Given information:
********
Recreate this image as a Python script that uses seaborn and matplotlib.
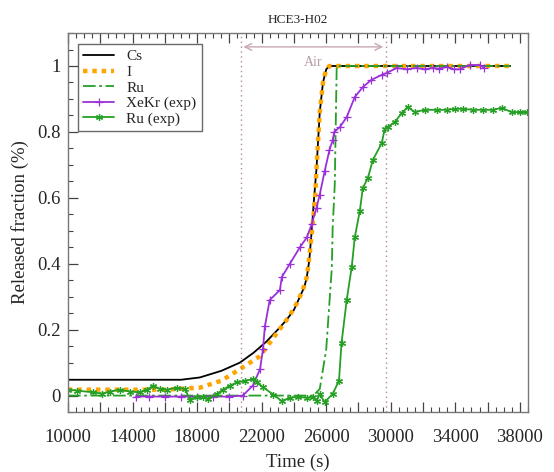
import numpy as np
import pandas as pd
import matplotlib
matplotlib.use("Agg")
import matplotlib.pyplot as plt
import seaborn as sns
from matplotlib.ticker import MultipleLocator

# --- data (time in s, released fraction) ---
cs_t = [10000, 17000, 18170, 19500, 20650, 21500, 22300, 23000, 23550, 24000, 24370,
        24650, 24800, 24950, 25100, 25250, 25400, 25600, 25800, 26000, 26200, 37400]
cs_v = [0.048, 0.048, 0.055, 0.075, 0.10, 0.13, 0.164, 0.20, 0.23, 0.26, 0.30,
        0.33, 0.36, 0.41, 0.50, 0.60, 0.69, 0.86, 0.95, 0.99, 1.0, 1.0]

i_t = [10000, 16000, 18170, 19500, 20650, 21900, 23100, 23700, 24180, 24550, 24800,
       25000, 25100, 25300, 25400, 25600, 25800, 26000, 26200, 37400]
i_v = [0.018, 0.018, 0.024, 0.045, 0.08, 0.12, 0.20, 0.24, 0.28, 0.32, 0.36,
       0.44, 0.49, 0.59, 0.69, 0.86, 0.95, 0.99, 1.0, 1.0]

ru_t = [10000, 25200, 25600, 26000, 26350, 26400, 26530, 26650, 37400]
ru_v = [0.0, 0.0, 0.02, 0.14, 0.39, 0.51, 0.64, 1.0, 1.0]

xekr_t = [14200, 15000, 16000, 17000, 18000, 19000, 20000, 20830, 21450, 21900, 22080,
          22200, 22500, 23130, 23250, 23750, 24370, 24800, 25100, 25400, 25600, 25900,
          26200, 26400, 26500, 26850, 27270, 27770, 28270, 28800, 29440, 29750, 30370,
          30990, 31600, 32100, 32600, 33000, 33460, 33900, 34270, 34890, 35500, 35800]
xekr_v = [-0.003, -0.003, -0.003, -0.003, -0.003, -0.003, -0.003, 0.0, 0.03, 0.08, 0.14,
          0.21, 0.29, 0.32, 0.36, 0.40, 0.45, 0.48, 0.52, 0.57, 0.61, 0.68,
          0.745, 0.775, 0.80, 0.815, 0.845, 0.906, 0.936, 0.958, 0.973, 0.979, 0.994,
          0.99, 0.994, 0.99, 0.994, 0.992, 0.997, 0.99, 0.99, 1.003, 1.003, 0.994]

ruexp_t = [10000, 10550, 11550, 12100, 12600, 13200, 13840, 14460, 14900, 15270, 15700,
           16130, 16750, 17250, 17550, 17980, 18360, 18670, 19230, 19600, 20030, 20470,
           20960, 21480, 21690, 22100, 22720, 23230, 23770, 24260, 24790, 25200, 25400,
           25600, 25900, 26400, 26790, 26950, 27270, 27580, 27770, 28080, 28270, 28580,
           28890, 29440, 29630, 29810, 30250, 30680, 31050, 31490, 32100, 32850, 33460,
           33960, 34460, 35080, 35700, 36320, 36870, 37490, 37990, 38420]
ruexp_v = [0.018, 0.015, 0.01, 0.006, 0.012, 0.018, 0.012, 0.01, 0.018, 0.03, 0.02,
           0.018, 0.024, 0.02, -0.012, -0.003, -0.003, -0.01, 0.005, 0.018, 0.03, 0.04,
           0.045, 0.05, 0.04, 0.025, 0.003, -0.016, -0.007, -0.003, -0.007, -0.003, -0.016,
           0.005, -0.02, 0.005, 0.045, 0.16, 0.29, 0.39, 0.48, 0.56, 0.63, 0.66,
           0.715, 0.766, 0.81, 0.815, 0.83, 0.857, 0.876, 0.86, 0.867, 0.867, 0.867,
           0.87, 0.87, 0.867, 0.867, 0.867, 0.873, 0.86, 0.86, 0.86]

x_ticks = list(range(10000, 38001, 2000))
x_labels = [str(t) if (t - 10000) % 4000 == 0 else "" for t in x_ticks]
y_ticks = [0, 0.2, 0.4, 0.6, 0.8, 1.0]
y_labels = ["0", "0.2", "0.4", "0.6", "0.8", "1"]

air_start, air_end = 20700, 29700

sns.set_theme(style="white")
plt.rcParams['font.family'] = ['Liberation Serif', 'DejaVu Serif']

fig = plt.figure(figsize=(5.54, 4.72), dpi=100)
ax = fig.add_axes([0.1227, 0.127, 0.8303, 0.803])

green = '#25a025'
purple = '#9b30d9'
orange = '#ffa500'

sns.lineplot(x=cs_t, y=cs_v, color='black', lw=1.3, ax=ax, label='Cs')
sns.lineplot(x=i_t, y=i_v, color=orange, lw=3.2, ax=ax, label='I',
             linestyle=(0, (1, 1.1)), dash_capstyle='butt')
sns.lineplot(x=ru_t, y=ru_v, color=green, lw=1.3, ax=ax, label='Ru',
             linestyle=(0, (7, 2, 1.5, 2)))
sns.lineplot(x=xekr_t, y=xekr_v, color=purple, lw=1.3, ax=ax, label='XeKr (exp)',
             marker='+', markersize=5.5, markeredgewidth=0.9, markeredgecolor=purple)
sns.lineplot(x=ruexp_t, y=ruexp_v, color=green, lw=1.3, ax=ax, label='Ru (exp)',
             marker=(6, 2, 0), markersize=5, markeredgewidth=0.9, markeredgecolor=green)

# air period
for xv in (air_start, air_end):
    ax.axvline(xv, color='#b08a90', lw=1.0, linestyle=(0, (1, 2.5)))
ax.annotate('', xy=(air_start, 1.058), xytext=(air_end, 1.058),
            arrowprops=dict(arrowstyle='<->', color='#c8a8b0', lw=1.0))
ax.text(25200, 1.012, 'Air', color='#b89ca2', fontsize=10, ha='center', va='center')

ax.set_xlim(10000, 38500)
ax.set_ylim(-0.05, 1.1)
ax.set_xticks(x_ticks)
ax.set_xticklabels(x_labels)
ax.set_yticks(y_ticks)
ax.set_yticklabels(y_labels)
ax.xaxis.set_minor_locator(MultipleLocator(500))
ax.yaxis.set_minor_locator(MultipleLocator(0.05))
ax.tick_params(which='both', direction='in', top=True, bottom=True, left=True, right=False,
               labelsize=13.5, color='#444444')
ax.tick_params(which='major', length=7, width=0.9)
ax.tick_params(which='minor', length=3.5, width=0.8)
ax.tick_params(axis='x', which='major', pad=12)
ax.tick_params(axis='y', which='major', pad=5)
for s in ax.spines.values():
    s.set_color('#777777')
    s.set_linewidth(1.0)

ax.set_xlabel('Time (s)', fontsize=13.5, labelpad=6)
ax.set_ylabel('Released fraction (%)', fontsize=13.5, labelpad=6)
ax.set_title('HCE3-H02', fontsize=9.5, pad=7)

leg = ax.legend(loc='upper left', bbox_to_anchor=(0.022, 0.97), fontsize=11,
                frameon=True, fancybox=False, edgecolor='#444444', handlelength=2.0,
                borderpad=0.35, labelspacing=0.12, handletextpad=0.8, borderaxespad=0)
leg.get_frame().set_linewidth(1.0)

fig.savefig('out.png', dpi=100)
********
From the first line above down to the line with "0.33, 0.36, 0.41, 0.50, 0.60, 0.69, 0.86, 0.95, 0.99, 1.0, 1.0]", reproduce every line and no others, omitting pictures.

Written answer:
Recreate this image as a Python script that uses seaborn and matplotlib.
import numpy as np
import pandas as pd
import matplotlib
matplotlib.use("Agg")
import matplotlib.pyplot as plt
import seaborn as sns
from matplotlib.ticker import MultipleLocator

# --- data (time in s, released fraction) ---
cs_t = [10000, 17000, 18170, 19500, 20650, 21500, 22300, 23000, 23550, 24000, 24370,
        24650, 24800, 24950, 25100, 25250, 25400, 25600, 25800, 26000, 26200, 37400]
cs_v = [0.048, 0.048, 0.055, 0.075, 0.10, 0.13, 0.164, 0.20, 0.23, 0.26, 0.30,
        0.33, 0.36, 0.41, 0.50, 0.60, 0.69, 0.86, 0.95, 0.99, 1.0, 1.0]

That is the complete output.